» THE TASK
Pictures do not belong in the copy. Return all of the entries exactly.

» GIVEN DATA
+--

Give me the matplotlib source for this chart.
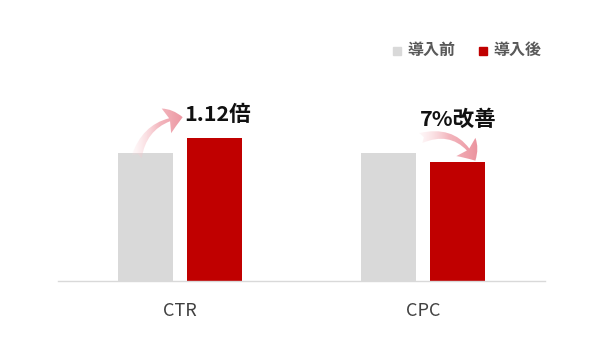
import matplotlib
matplotlib.use("Agg")
import matplotlib.pyplot as plt
from matplotlib.patches import FancyArrowPatch, Rectangle
from matplotlib.colors import LinearSegmentedColormap
import numpy as np

plt.rcParams['font.family'] = ['Noto Sans CJK JP', 'DejaVu Sans']

categories = ["CTR", "CPC"]
series_names = ["導入前", "導入後"]
before = [1.00, 1.00]
after = [1.12, 0.93]
annotations = ["1.12倍", "7%改善"]
colors = ["#d9d9d9", "#c00000"]

W, H = 600, 355
fig = plt.figure(figsize=(6, 3.55), dpi=100)
ax = fig.add_axes([58 / W, (H - 281) / H, (545 - 58) / W, 256 / H])

x = np.arange(len(categories))
width = 0.226
off = 0.142
ax.bar(x - off, before, width, color=colors[0], zorder=2)
ax.bar(x + off, after, width, color=colors[1], zorder=2)

for s in ["top", "right", "left"]:
    ax.spines[s].set_visible(False)
ax.spines["bottom"].set_color("#d9d9d9")
ax.spines["bottom"].set_linewidth(1.0)
ax.set_yticks([])
ax.set_xticks(x)
ax.set_xticklabels(categories, fontsize=13, color="#404040")
ax.tick_params(axis="x", length=0, pad=15)

# annotations
ax.text(x[0] + 0.156, 1.30, annotations[0], ha="center", va="center",
        fontsize=15.5, fontweight="bold", color="#111111")
ax.text(x[1] + 0.144, 1.26, annotations[1], ha="center", va="center",
        fontsize=15.5, fontweight="bold", color="#111111")

# gradient arrows
cmap = LinearSegmentedColormap.from_list(
    "pinkgrad", [(1.0, 0.93, 0.94, 0.0), (0.94, 0.62, 0.66, 0.75), (0.91, 0.52, 0.57, 1.0)])
grad = np.linspace(0, 1, 256).reshape(1, -1)


def grad_arrow(p0, p1, rad):
    arr = FancyArrowPatch(p0, p1, connectionstyle=f"arc3,rad={rad}",
                          arrowstyle="fancy,head_width=1.9,head_length=1.2,tail_width=0.75",
                          mutation_scale=10, shrinkA=0, shrinkB=0,
                          color="none", lw=0, zorder=3)
    ax.add_patch(arr)
    x0, x1 = min(p0[0], p1[0]) - 0.05, max(p0[0], p1[0]) + 0.05
    y0, y1 = min(p0[1], p1[1]) - 0.2, max(p0[1], p1[1]) + 0.2
    im = ax.imshow(grad, extent=[x0, x1, y0, y1], aspect="auto", cmap=cmap,
                   zorder=3, interpolation="bilinear")
    im.set_clip_path(arr)


grad_arrow((x[0] - 0.177, 0.97), (x[0] + 0.012, 1.28), -0.35)
grad_arrow((x[1] - 0.010, 1.117), (x[1] + 0.214, 0.94), -0.42)

ax.set_xlim(-0.5, 1.5)
ax.set_ylim(0, 2.0)

# legend
lx = [393, 479]
for i, name in enumerate(series_names):
    fig.patches.append(Rectangle((lx[i] / W, (H - 55) / H), 8 / W, 8 / H,
                                 transform=fig.transFigure, color=colors[i]))
    fig.text((lx[i] + 14) / W, (H - 50) / H, name, ha="left", va="center",
             fontsize=11.5, fontweight="bold", color="#595959")

fig.savefig("out.png", dpi=100)
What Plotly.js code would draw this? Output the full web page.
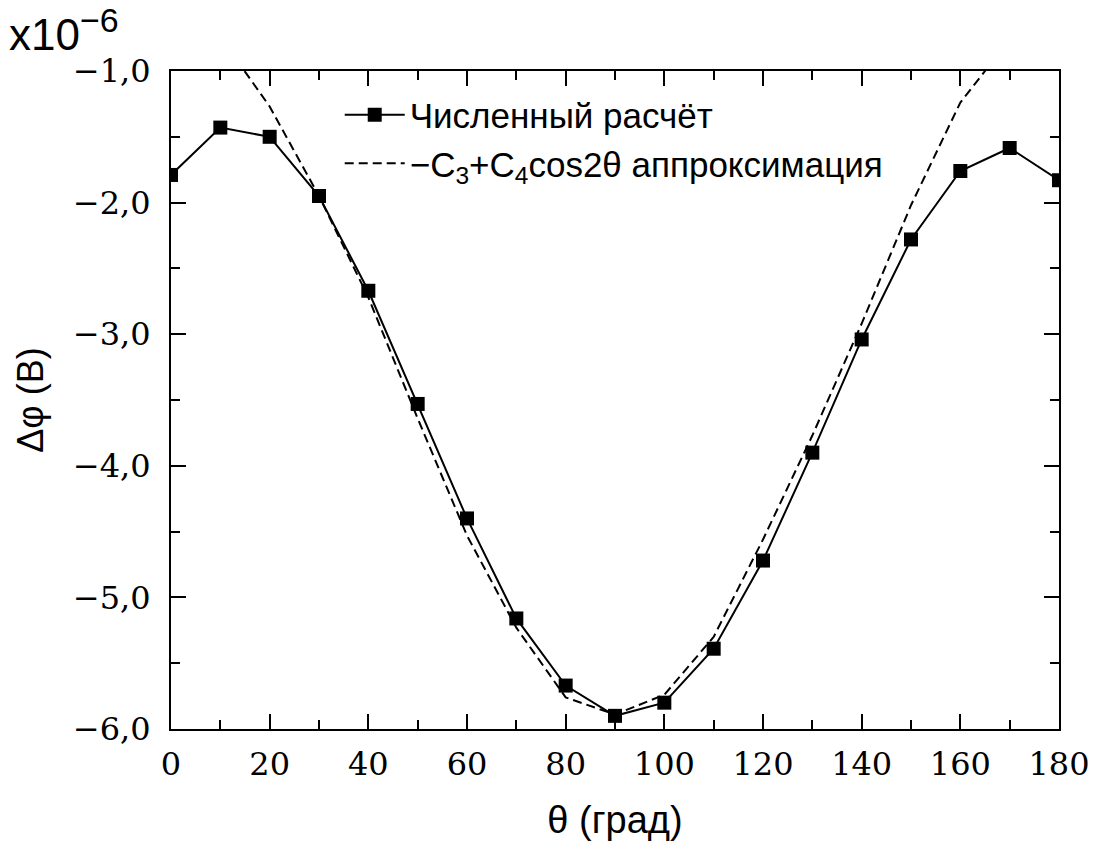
<!DOCTYPE html>
<html>
<head>
<meta charset="utf-8">
<script src="https://cdn.plot.ly/plotly-3.0.1.min.js"></script>
<style>html,body{margin:0;padding:0;background:#fff;}#chart{width:1099px;height:857px;}</style>
</head>
<body>
<div id="chart"></div>
<script>
// Numerical calculation (θ in degrees, Δφ in units of 1e-6 V)
var thetaNum = [0, 10, 20, 30, 40, 50, 60, 70, 80, 90, 100, 110, 120, 130, 140, 150, 160, 170, 180];
var dphiNum = [-1.79, -1.43, -1.50, -1.95, -2.67, -3.53, -4.40, -5.16, -5.67, -5.90, -5.80, -5.39, -4.72, -3.90, -3.04, -2.28, -1.76, -1.585, -1.83];

// Approximation curve −C3 + C4 cos2θ
var thetaFit = [10, 20, 30, 40, 50, 60, 70, 80, 90, 100, 110, 120, 130, 140, 150, 160, 170];
var dphiFit = [-0.74, -1.27, -1.95, -2.72, -3.64, -4.53, -5.23, -5.76, -5.89, -5.74, -5.30, -4.56, -3.77, -2.92, -2.02, -1.24, -0.76];

var xTickVals = [0, 20, 40, 60, 80, 100, 120, 140, 160, 180];
var yTickVals = [-6, -5, -4, -3, -2, -1];

var nameNum = 'Численный расчёт';
var nameFit = '−C<sub>3</sub>+C<sub>4</sub>cos2θ аппроксимация';

var traces = [
  {
    x: thetaNum, y: dphiNum, name: nameNum, type: 'scatter', mode: 'lines+markers',
    line: {color: '#000', width: 2},
    marker: {symbol: 'square', size: 14, color: '#000'}
  },
  {
    x: thetaFit, y: dphiFit, name: nameFit, type: 'scatter', mode: 'lines',
    line: {color: '#000', width: 2, dash: '9px,5px'}
  }
];

var serif = 'DejaVu Serif';
var sans = 'Liberation Sans';

var layout = {
  width: 1099, height: 857,
  margin: {l: 171, r: 40, t: 71, b: 128},
  paper_bgcolor: '#fff', plot_bgcolor: '#fff',
  separators: ', ',
  showlegend: true,
  legend: {
    x: 0.19, y: 0.978, xanchor: 'left', yanchor: 'top',
    bgcolor: 'rgba(0,0,0,0)', borderwidth: 0,
    font: {family: sans, size: 35, color: '#000'},
    itemwidth: 60, tracegroupgap: 0
  },
  xaxis: {
    range: [0, 180], tickvals: xTickVals, ticks: 'inside', ticklen: 15, tickwidth: 2, tickcolor: '#000',
    minor: {dtick: 10, ticks: 'inside', ticklen: 9, tickwidth: 2, tickcolor: '#000', showgrid: false},
    showline: true, linewidth: 2, linecolor: '#000', mirror: 'allticks',
    showgrid: false, zeroline: false,
    tickfont: {family: serif, size: 32, color: '#000'},
    ticklabelstandoff: 6,
    title: {text: 'θ (град)', font: {family: sans, size: 38, color: '#000'}, standoff: 24}
  },
  yaxis: {
    range: [-6, -1], tickvals: yTickVals, tickformat: '.1f', ticks: 'inside', ticklen: 15, tickwidth: 2, tickcolor: '#000',
    minor: {dtick: 0.5, ticks: 'inside', ticklen: 9, tickwidth: 2, tickcolor: '#000', showgrid: false},
    showline: true, linewidth: 2, linecolor: '#000', mirror: 'allticks',
    showgrid: false, zeroline: false,
    tickfont: {family: serif, size: 32, color: '#000'},
    ticklabelstandoff: 12,
    title: {text: 'Δφ (В)', font: {family: sans, size: 36, color: '#000'}, standoff: 18}
  },
  annotations: [
    {
      text: 'x10<sup><span style="font-size:34px">−6</span></sup>', xref: 'paper', yref: 'paper',
      x: -0.185, y: 1.015, xanchor: 'left', yanchor: 'bottom', showarrow: false,
      font: {family: sans, size: 44, color: '#000'}
    }
  ]
};

Plotly.newPlot('chart', traces, layout, {displayModeBar: false, staticPlot: true});
</script>
</body>
</html>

+--

» CORRECT RESPONSE
Give me the matplotlib source for this chart.
import matplotlib
matplotlib.use("Agg")
import matplotlib.pyplot as plt
from matplotlib.patches import FancyArrowPatch, Rectangle
from matplotlib.colors import LinearSegmentedColormap
import numpy as np

plt.rcParams['font.family'] = ['Noto Sans CJK JP', 'DejaVu Sans']

categories = ["CTR", "CPC"]
series_names = ["導入前", "導入後"]
before = [1.00, 1.00]
after = [1.12, 0.93]
annotations = ["1.12倍", "7%改善"]
colors = ["#d9d9d9", "#c00000"]

W, H = 600, 355
fig = plt.figure(figsize=(6, 3.55), dpi=100)
ax = fig.add_axes([58 / W, (H - 281) / H, (545 - 58) / W, 256 / H])

x = np.arange(len(categories))
width = 0.226
off = 0.142
ax.bar(x - off, before, width, color=colors[0], zorder=2)
ax.bar(x + off, after, width, color=colors[1], zorder=2)

for s in ["top", "right", "left"]:
    ax.spines[s].set_visible(False)
ax.spines["bottom"].set_color("#d9d9d9")
ax.spines["bottom"].set_linewidth(1.0)
ax.set_yticks([])
ax.set_xticks(x)
ax.set_xticklabels(categories, fontsize=13, color="#404040")
ax.tick_params(axis="x", length=0, pad=15)

# annotations
ax.text(x[0] + 0.156, 1.30, annotations[0], ha="center", va="center",
        fontsize=15.5, fontweight="bold", color="#111111")
ax.text(x[1] + 0.144, 1.26, annotations[1], ha="center", va="center",
        fontsize=15.5, fontweight="bold", color="#111111")

# gradient arrows
cmap = LinearSegmentedColormap.from_list(
    "pinkgrad", [(1.0, 0.93, 0.94, 0.0), (0.94, 0.62, 0.66, 0.75), (0.91, 0.52, 0.57, 1.0)])
grad = np.linspace(0, 1, 256).reshape(1, -1)


def grad_arrow(p0, p1, rad):
    arr = FancyArrowPatch(p0, p1, connectionstyle=f"arc3,rad={rad}",
                          arrowstyle="fancy,head_width=1.9,head_length=1.2,tail_width=0.75",
                          mutation_scale=10, shrinkA=0, shrinkB=0,
                          color="none", lw=0, zorder=3)
    ax.add_patch(arr)
    x0, x1 = min(p0[0], p1[0]) - 0.05, max(p0[0], p1[0]) + 0.05
    y0, y1 = min(p0[1], p1[1]) - 0.2, max(p0[1], p1[1]) + 0.2
    im = ax.imshow(grad, extent=[x0, x1, y0, y1], aspect="auto", cmap=cmap,
                   zorder=3, interpolation="bilinear")
    im.set_clip_path(arr)


grad_arrow((x[0] - 0.177, 0.97), (x[0] + 0.012, 1.28), -0.35)
grad_arrow((x[1] - 0.010, 1.117), (x[1] + 0.214, 0.94), -0.42)

ax.set_xlim(-0.5, 1.5)
ax.set_ylim(0, 2.0)

# legend
lx = [393, 479]
for i, name in enumerate(series_names):
    fig.patches.append(Rectangle((lx[i] / W, (H - 55) / H), 8 / W, 8 / H,
                                 transform=fig.transFigure, color=colors[i]))
    fig.text((lx[i] + 14) / W, (H - 50) / H, name, ha="left", va="center",
             fontsize=11.5, fontweight="bold", color="#595959")

fig.savefig("out.png", dpi=100)
What Plotly.js code would draw this? Output the full web page.
<!DOCTYPE html>
<html>
<head>
<meta charset="utf-8">
<script src="https://cdn.plot.ly/plotly-3.0.1.min.js"></script>
<style>html,body{margin:0;padding:0;background:#fff;}#chart{width:1099px;height:857px;}</style>
</head>
<body>
<div id="chart"></div>
<script>
// Numerical calculation (θ in degrees, Δφ in units of 1e-6 V)
var thetaNum = [0, 10, 20, 30, 40, 50, 60, 70, 80, 90, 100, 110, 120, 130, 140, 150, 160, 170, 180];
var dphiNum = [-1.79, -1.43, -1.50, -1.95, -2.67, -3.53, -4.40, -5.16, -5.67, -5.90, -5.80, -5.39, -4.72, -3.90, -3.04, -2.28, -1.76, -1.585, -1.83];

// Approximation curve −C3 + C4 cos2θ
var thetaFit = [10, 20, 30, 40, 50, 60, 70, 80, 90, 100, 110, 120, 130, 140, 150, 160, 170];
var dphiFit = [-0.74, -1.27, -1.95, -2.72, -3.64, -4.53, -5.23, -5.76, -5.89, -5.74, -5.30, -4.56, -3.77, -2.92, -2.02, -1.24, -0.76];

var xTickVals = [0, 20, 40, 60, 80, 100, 120, 140, 160, 180];
var yTickVals = [-6, -5, -4, -3, -2, -1];

var nameNum = 'Численный расчёт';
var nameFit = '−C<sub>3</sub>+C<sub>4</sub>cos2θ аппроксимация';

var traces = [
  {
    x: thetaNum, y: dphiNum, name: nameNum, type: 'scatter', mode: 'lines+markers',
    line: {color: '#000', width: 2},
    marker: {symbol: 'square', size: 14, color: '#000'}
  },
  {
    x: thetaFit, y: dphiFit, name: nameFit, type: 'scatter', mode: 'lines',
    line: {color: '#000', width: 2, dash: '9px,5px'}
  }
];

var serif = 'DejaVu Serif';
var sans = 'Liberation Sans';

var layout = {
  width: 1099, height: 857,
  margin: {l: 171, r: 40, t: 71, b: 128},
  paper_bgcolor: '#fff', plot_bgcolor: '#fff',
  separators: ', ',
  showlegend: true,
  legend: {
    x: 0.19, y: 0.978, xanchor: 'left', yanchor: 'top',
    bgcolor: 'rgba(0,0,0,0)', borderwidth: 0,
    font: {family: sans, size: 35, color: '#000'},
    itemwidth: 60, tracegroupgap: 0
  },
  xaxis: {
    range: [0, 180], tickvals: xTickVals, ticks: 'inside', ticklen: 15, tickwidth: 2, tickcolor: '#000',
    minor: {dtick: 10, ticks: 'inside', ticklen: 9, tickwidth: 2, tickcolor: '#000', showgrid: false},
    showline: true, linewidth: 2, linecolor: '#000', mirror: 'allticks',
    showgrid: false, zeroline: false,
    tickfont: {family: serif, size: 32, color: '#000'},
    ticklabelstandoff: 6,
    title: {text: 'θ (град)', font: {family: sans, size: 38, color: '#000'}, standoff: 24}
  },
  yaxis: {
    range: [-6, -1], tickvals: yTickVals, tickformat: '.1f', ticks: 'inside', ticklen: 15, tickwidth: 2, tickcolor: '#000',
    minor: {dtick: 0.5, ticks: 'inside', ticklen: 9, tickwidth: 2, tickcolor: '#000', showgrid: false},
    showline: true, linewidth: 2, linecolor: '#000', mirror: 'allticks',
    showgrid: false, zeroline: false,
    tickfont: {family: serif, size: 32, color: '#000'},
    ticklabelstandoff: 12,
    title: {text: 'Δφ (В)', font: {family: sans, size: 36, color: '#000'}, standoff: 18}
  },
  annotations: [
    {
      text: 'x10<sup><span style="font-size:34px">−6</span></sup>', xref: 'paper', yref: 'paper',
      x: -0.185, y: 1.015, xanchor: 'left', yanchor: 'bottom', showarrow: false,
      font: {family: sans, size: 44, color: '#000'}
    }
  ]
};

Plotly.newPlot('chart', traces, layout, {displayModeBar: false, staticPlot: true});
</script>
</body>
</html>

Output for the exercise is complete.